"In the Unlikely Event of ?"

Surviving a water landing could come down to having a plan.

With the coming long holiday weekend, and summer flying in general, it's a safe bet that the amount of over-water flying increases manifold. The risk of a water landing is remote, but engines do fail. So it's worth investing the thought ahead of time to scope out what you'd do … IF. And don't discount the possibility of a water landing if you live far from one of the coasts, or if you make it a practice never to venture offshore. A lake or river might be the only visible flat spot -- especially at night -- should the engine suddenly suffer from terminal silence.

For me, the enduring takeaway from a water-survival exercise a few years ago was the simple part. Assume that when the banging and thrashing stops, you will be really, really scared, cold and wet; and you will not be able to see. If the airplane is right side up, it will be a total coincidence. Even then, you will likely not be able to tell which way is up.

So, leave all seat belts on until the airplane has come to a stop, even if it starts to fill with water. Once the motion has stopped, with your belt still on, reach over and open the door, which you should be able to do without looking. You might have to wait until the cabin fills with water. Don't let that panic you, even if the airplane is sinking and it's getting dark outside. Just wait until the last second and take a deep breath. Then get a good grip on some predesignated close-by handhold and "walk" your way to the exit, being sure to keep your feet planted on the floor, one step at a time. Plan ahead exactly where you will place your hands and your feet as you make your way to the exit. This can be a real challenge in a neutral buoyancy environment, so you need to make it a conscious effort. Never try to swim your way to the door; tell your passengers the same thing. If the nose is down, you'll end up in the back seat. If the tail is pointing down, you'll end up stuck under the panel. You have to hang onto something and hoof it, even if it's upside down.

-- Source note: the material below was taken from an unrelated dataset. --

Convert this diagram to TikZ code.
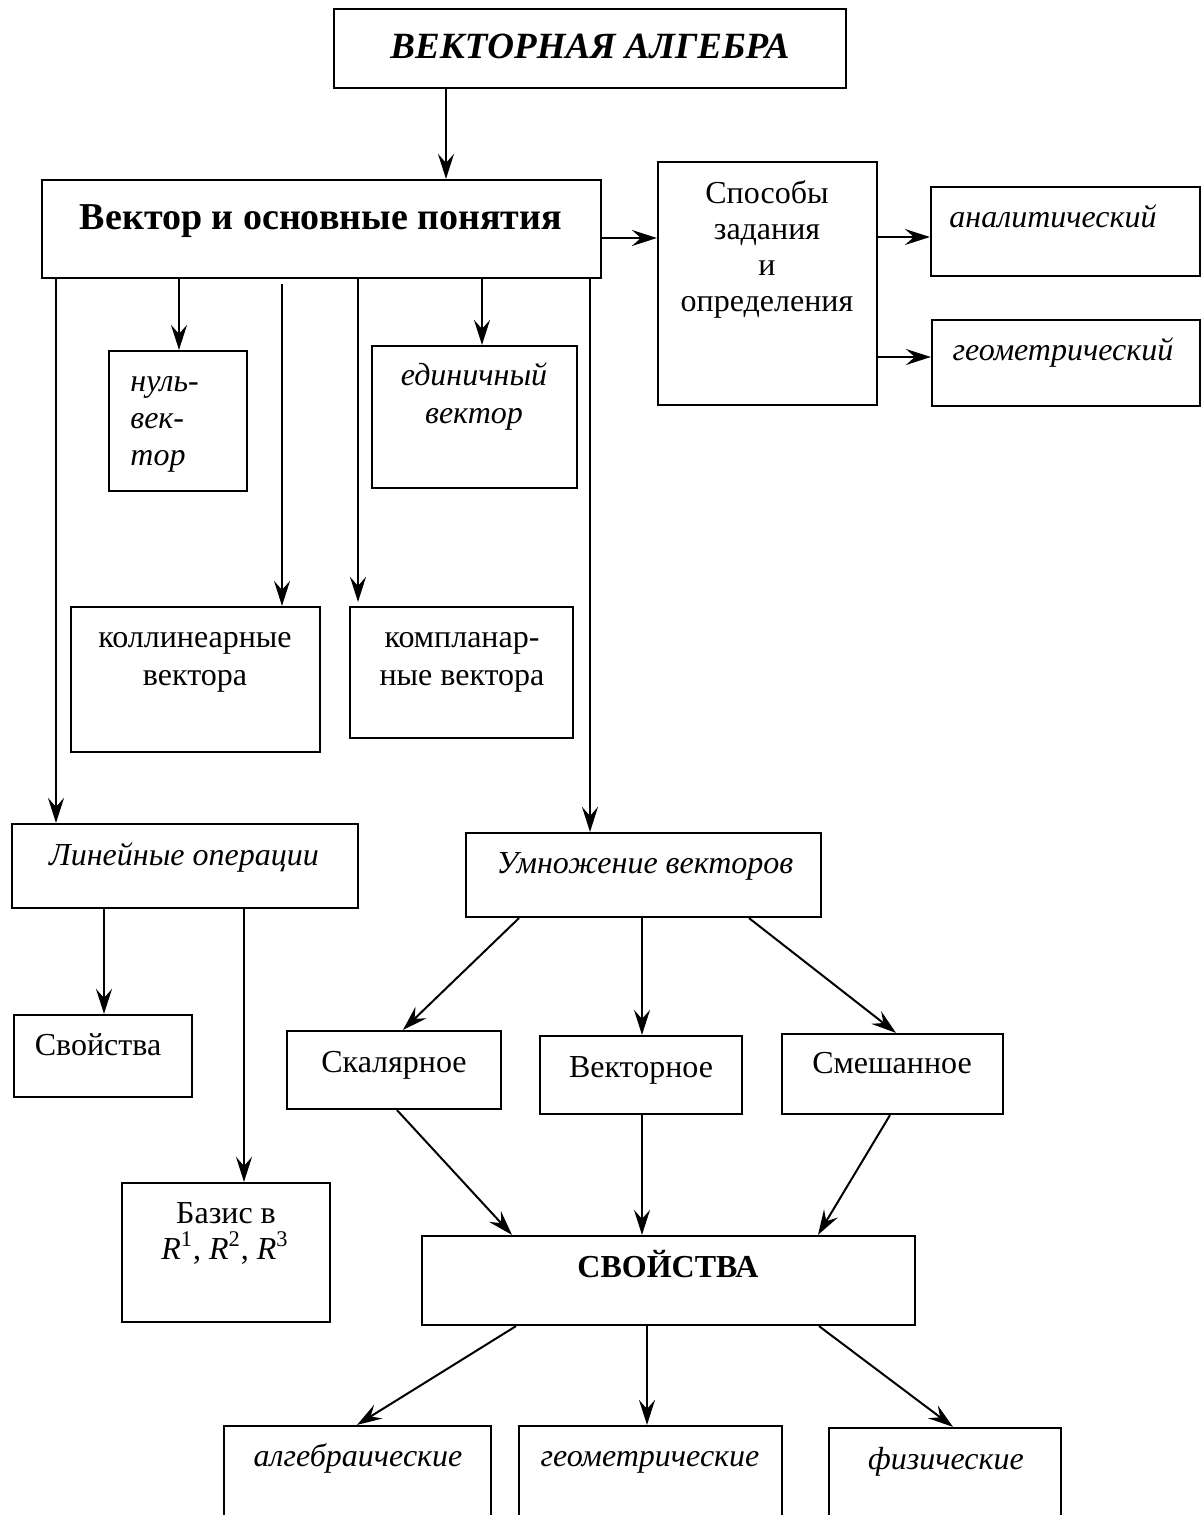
\documentclass[tikz,border=0pt]{standalone}
\usepackage{fontspec}
\setmainfont{Liberation Serif}
\usetikzlibrary{arrows.meta,fit}
\tikzset{
  box/.style={draw, line width=1.1pt, inner sep=0pt, rectangle},
  arr/.style={line width=1pt, -{Stealth[length=12.5pt,width=8pt,inset=4.5pt]}},
  txt/.style={inner sep=0pt, anchor=base, font=\fontsize{16}{18}\selectfont},
  txti/.style={txt, font=\fontsize{16}{18}\selectfont\itshape},
}
\begin{document}
\begin{tikzpicture}[x=0.5pt,y=-0.5pt]
\useasboundingbox (0,0) rectangle (1202,1515);
\fill[white] (0,0) rectangle (1202,1515);
\clip (0,0) rectangle (1202,1515);

% boxes
\node[box, fit={(334,9) (846,88)}] (title) {};
\node[box, fit={(42,180) (601,278)}] (main) {};
\node[box, fit={(658,162) (877,405)}] (spos) {};
\node[box, fit={(931,187) (1200,276)}] (anal) {};
\node[box, fit={(932,320) (1200,406)}] (geom) {};
\node[box, fit={(109,351) (247,491)}] (nul) {};
\node[box, fit={(372,346) (577,488)}] (edin) {};
\node[box, fit={(71,607) (320,752)}] (kol) {};
\node[box, fit={(350,607) (573,738)}] (komp) {};
\node[box, fit={(12,824) (358,908)}] (lin) {};
\node[box, fit={(466,833) (821,917)}] (umn) {};
\node[box, fit={(14,1015) (192,1097)}] (svo) {};
\node[box, fit={(122,1183) (330,1322)}] (baz) {};
\node[box, fit={(287,1031) (501,1109)}] (skal) {};
\node[box, fit={(540,1036) (742,1114)}] (vekt) {};
\node[box, fit={(782,1034) (1003,1114)}] (smesh) {};
\node[box, fit={(422,1236) (915,1325)}] (svoj) {};
\node[box, fit={(224,1426) (491,1560)}] (alg) {};
\node[box, fit={(519,1426) (782,1560)}] (geo2) {};
\node[box, fit={(829,1428) (1061,1560)}] (fiz) {};

% texts
\node[txt, font=\fontsize{18.5}{22}\selectfont\bfseries\itshape] (titleT) at (590,58) {ВЕКТОРНАЯ АЛГЕБРА};
\node[txt, font=\fontsize{19}{22}\selectfont\bfseries] (mainT) at (321,229) {Вектор и основные понятия};
\node[txt] (sposA) at (767,203) {Способы};
\node[txt] (sposB) at (767,239) {задания};
\node[txt] (sposC) at (767,275) {и};
\node[txt] (sposD) at (767,311) {определения};
\node[txti] (analT) at (1053,227) {аналитический};
\node[txti] (geomT) at (1063,360) {геометрический};
\node[txti, anchor=base west] (nulA) at (130,391) {нуль-};
\node[txti, anchor=base west] (nulB) at (130,428) {век-};
\node[txti, anchor=base west] (nulC) at (130,465) {тор};
\node[txti] (edinA) at (474,385) {единичный};
\node[txti] (edinB) at (474,423) {вектор};
\node[txt] (kolA) at (195,647) {коллинеарные};
\node[txt] (kolB) at (195,685) {вектора};
\node[txt] (kompA) at (462,647) {компланар-};
\node[txt] (kompB) at (462,685) {ные вектора};
\node[txti] (linT) at (184,865) {Линейные операции};
\node[txti] (umnT) at (645,873) {Умножение векторов};
\node[txt] (svoT) at (98,1055) {Свойства};
\node[txt] (bazA) at (226,1223) {Базис в};
\node[txt] (bazB) at (225,1259) {\textit{R}\textsuperscript{1}, \textit{R}\textsuperscript{2}, \textit{R}\textsuperscript{3}};
\node[txt] (skalT) at (394,1072) {Скалярное};
\node[txt] (vektT) at (641,1077) {Векторное};
\node[txt] (smeshT) at (892,1073) {Смешанное};
\node[txt, font=\fontsize{16}{18}\selectfont\bfseries] (svojT) at (668,1277) {СВОЙСТВА};
\node[txti] (algT) at (358,1466) {алгебраические};
\node[txti] (geo2T) at (650,1466) {геометрические};
\node[txti] (fizT) at (946,1469) {физические};

% connectors
\draw[arr] (title.south -| 446,0) -- (main.north -| 446,0);
\draw[arr] (main.east |- 0,238) -- (spos.west |- 0,238);
\draw[arr] (spos.east |- 0,237) -- (anal.west |- 0,237);
\draw[arr] (spos.east |- 0,357) -- (geom.west |- 0,357);
\draw[arr] (main.south -| 56,0) -- (lin.north -| 56,0);
\draw[arr] (main.south -| 179,0) -- (nul.north -| 179,0);
\draw[arr, shorten <=2.5pt] (main.south -| 282,0) -- (kol.north -| 282,0);
\draw[arr, shorten >=2pt] (main.south -| 358,0) -- (komp.north -| 358,0);
\draw[arr] (main.south -| 482,0) -- (edin.north -| 482,0);
\draw[arr] (main.south -| 590,0) -- (umn.north -| 590,0);
\draw[arr] (lin.south -| 104,0) -- (svo.north -| 104,0);
\draw[arr] (lin.south -| 244,0) -- (baz.north -| 244,0);
\draw[arr] (umn.south -| 519,0) -- (skal.north -| 403,0);
\draw[arr] (umn.south -| 642,0) -- (vekt.north -| 642,0);
\draw[arr] (umn.south -| 749,0) -- (smesh.north -| 896,0);
\draw[arr] (skal.south -| 397,0) -- (svoj.north -| 512,0);
\draw[arr] (vekt.south -| 642,0) -- (svoj.north -| 642,0);
\draw[arr] (smesh.south -| 890,0) -- (svoj.north -| 818,0);
\draw[arr] (svoj.south -| 516,0) -- (alg.north -| 357,0);
\draw[arr] (svoj.south -| 647,0) -- (geo2.north -| 647,0);
\draw[arr] (svoj.south -| 819,0) -- (fiz.north -| 953,0);
\end{tikzpicture}
\end{document}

Of course, there are volumes I've left untouched -- how to pick a landing spot; how best to get your passengers out (first, make sure you won't be trapped, or you might not be able to help them); what you should have packed for flotation; how to fight off hypothermia -- or a shark. Most of that has been written about elsewhere. But I had never heard the hand-over-hand, step-over-step advice before taking the course. And if that's all you remember from this, it's the start of a fighting chance.